By the 1880s, the market started to flatten and lose interest. There were different reasons, one probably being a lack of creativity, which didn’t evolve with time. As a result, subjects
that were once very popular at the beginning of the 20th century (dominated by the Art Nouveau and the Art Deco movements) went entirely out of fashion.
Another possible reason for the falling out of the grace of micro-mosaics could be the enormous amount of time needed to create a panel. With the beginning of the 20th century, fashion, art, and the very same notions of time and space changed. Times were perceived differently, and an idea developed to be quicker, to go faster. And micro-mosaics were not in the scope.
Last but not least, photography developed supplanting luxury souvenirs with ultra-realistic vistas in the micro-mosaic that were so fashionable to bring back home from long European tours. In addition, photography became more portable and cheaper, which might have been another cause of the death of the art of micro-mosaic.

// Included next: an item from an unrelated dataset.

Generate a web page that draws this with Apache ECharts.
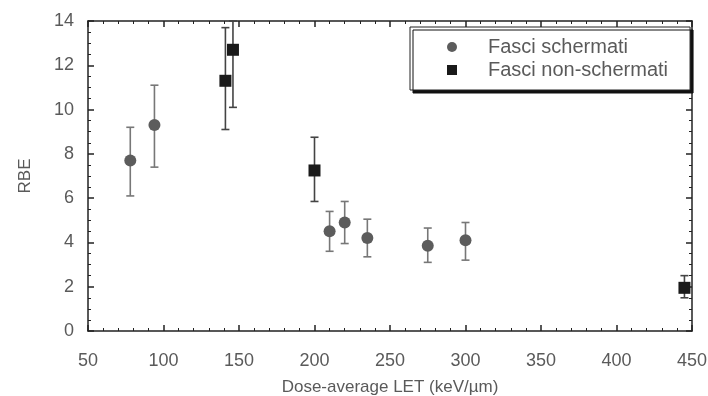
<!DOCTYPE html>
<html>
<head>
<meta charset="utf-8">
<script src="https://cdn.jsdelivr.net/npm/echarts@6/dist/echarts.min.js"></script>
<style>
  html, body { margin: 0; padding: 0; background: #fff; }
  #chart { width: 708px; height: 396px; }
</style>
</head>
<body>
<div id="chart"></div>
<script>
// shielded beams (circles)
const shieldedLET = [78, 94, 210, 220, 235, 275, 300];
const shieldedRBE = [7.7, 9.3, 4.5, 4.9, 4.2, 3.85, 4.1];
const shieldedLow = [6.1, 7.4, 3.6, 3.95, 3.35, 3.1, 3.2];
const shieldedHigh = [9.2, 11.1, 5.4, 5.85, 5.05, 4.65, 4.9];

// unshielded beams (squares)
const openLET = [141, 146, 200, 445];
const openRBE = [11.3, 12.7, 7.25, 1.95];
const openLow = [9.1, 10.1, 5.85, 1.5];
const openHigh = [13.7, 14, 8.75, 2.5];

const LABEL_COLOR = "#5a5a5a";
const FRAME_COLOR = "#222";
const FONT = "Liberation Sans, Arial, sans-serif";

const toPoints = (xs, ys) => xs.map((x, i) => [x, ys[i]]);
const toBars = (xs, lo, hi) => xs.map((x, i) => [x, lo[i], hi[i]]);

const errorBarSeries = (data, color) => ({
  type: "custom",
  data,
  silent: true,
  z: 1,
  renderItem(params, api) {
    const x = api.value(0);
    const lo = api.coord([x, api.value(1)]);
    const hi = api.coord([x, api.value(2)]);
    const cap = 4;
    const style = { stroke: color, lineWidth: 1.6 };
    return {
      type: "group",
      children: [
        { type: "line", shape: { x1: lo[0], y1: lo[1], x2: hi[0], y2: hi[1] }, style },
        { type: "line", shape: { x1: lo[0] - cap, y1: lo[1], x2: lo[0] + cap, y2: lo[1] }, style },
        { type: "line", shape: { x1: hi[0] - cap, y1: hi[1], x2: hi[0] + cap, y2: hi[1] }, style },
      ],
    };
  },
});

const frameAxis = (position, extra) => ({
  position,
  axisLine: { show: true, onZero: false, lineStyle: { color: FRAME_COLOR, width: 1.5 } },
  axisTick: { show: true, inside: true, length: 6, lineStyle: { color: FRAME_COLOR, width: 1.5 } },
  minorTick: { show: true, splitNumber: 5, length: 3, lineStyle: { color: FRAME_COLOR } },
  splitLine: { show: false },
  ...extra,
});

const chart = echarts.init(document.getElementById("chart"));

chart.setOption({
  backgroundColor: "#fff",
  animation: false,
  grid: { left: 88, right: 16, top: 21, bottom: 65, outerBoundsMode: "none" },
  legend: {
    orient: "vertical",
    left: 410,
    top: 27,
    padding: [10, 22, 10, 37],
    itemGap: 3,
    itemWidth: 10,
    itemHeight: 10,
    backgroundColor: "#fff",
    borderColor: FRAME_COLOR,
    borderWidth: 1,
    shadowColor: "#111",
    shadowBlur: 0,
    shadowOffsetX: 3,
    shadowOffsetY: 3,
    textStyle: {
      color: LABEL_COLOR,
      fontSize: 20,
      fontFamily: FONT,
      padding: [0, 0, 0, 26],
    },
    data: [
      { name: "Fasci schermati", icon: "circle" },
      { name: "Fasci non-schermati", icon: "rect" },
    ],
  },
  xAxis: [
    frameAxis("bottom", {
      type: "value",
      min: 50,
      max: 450,
      interval: 50,
      name: "Dose-average LET (keV/\u00b5m)",
      nameLocation: "middle",
      nameGap: 48,
      nameTextStyle: { color: LABEL_COLOR, fontSize: 17, fontFamily: FONT },
      axisLabel: { color: LABEL_COLOR, fontSize: 18, fontFamily: FONT, margin: 21 },
    }),
    frameAxis("top", {
      type: "value",
      min: 50,
      max: 450,
      interval: 50,
      axisLabel: { show: false },
    }),
  ],
  yAxis: [
    frameAxis("left", {
      type: "value",
      min: 0,
      max: 14,
      interval: 2,
      minorTick: { show: true, splitNumber: 4, length: 3, lineStyle: { color: FRAME_COLOR } },
      name: "RBE",
      nameLocation: "middle",
      nameGap: 54,
      nameTextStyle: { color: LABEL_COLOR, fontSize: 17, fontFamily: FONT },
      axisLabel: { color: LABEL_COLOR, fontSize: 18, fontFamily: FONT, margin: 14 },
    }),
    frameAxis("right", {
      type: "value",
      min: 0,
      max: 14,
      interval: 2,
      minorTick: { show: true, splitNumber: 4, length: 3, lineStyle: { color: FRAME_COLOR } },
      axisLabel: { show: false },
    }),
  ],
  series: [
    errorBarSeries(toBars(shieldedLET, shieldedLow, shieldedHigh), "#777"),
    errorBarSeries(toBars(openLET, openLow, openHigh), "#444"),
    {
      name: "Fasci schermati",
      type: "scatter",
      symbol: "circle",
      symbolSize: 12,
      itemStyle: { color: "#5c5c5c", opacity: 1 },
      data: toPoints(shieldedLET, shieldedRBE),
      z: 3,
    },
    {
      name: "Fasci non-schermati",
      type: "scatter",
      symbol: "rect",
      symbolSize: 12,
      itemStyle: { color: "#1a1a1a", opacity: 1 },
      data: toPoints(openLET, openRBE),
      z: 3,
    },
  ],
});
</script>
</body>
</html>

Ten years after Giacomo Raffaelli started his activity, Goethe went to Italy from 1786 to 1788 and published his work, Italian Journey, in 1816-17. While walking through, he wrote: “our
times are worse than we think the art of Mosaic which once gave the ancient their paved flaws and the Christian the vaulted Heaven of their churches has now been degraded to Snuff boxes and bracelets”.
Indeed, the objects produced in the 1810s-1820s do not have the same quality. A lot of these objects are mere copies. There is nothing as for the art of reinterpreting a painting, for
example, that there used to be. The effort of making the art perfect has disappeared, as well as the study of the tesserae, in different shapes and forms, to render shades and volumes to perfection, to the point that they resemble a brush stroke.
In its glory days, the micro-mosaic had become an entire philosophical art. Michelangelo Barberi said: “This art form at first appears so easy if undertaken commercially but it proves
to be difficult, indeed extremely so, if one aims to practice it as an artist and a philosopher. I want to urge you, to not limit yourself to the purely mechanical aspect of mosaic-making,
but to also learn about drawing, the brush and the humanities. If you do so, it will be a great service indeed to yourself and to Rome with its already significant trade in mosaics.”
Objects in micro-mosaics became a testament to the highest in execution and carried deep meanings. By looking at them, one could ask oneself: do I see a mosaic or a painting? Do I see art or a craft? Does this object have a philosophical meaning, or is it simply decorative? All these readings are possible, and thanks to the richness and variety of the Arthur Gilbert collection, today we can try and find all the answers to questions about a savoir-faire that is coming back and being appreciated by the public worldwide.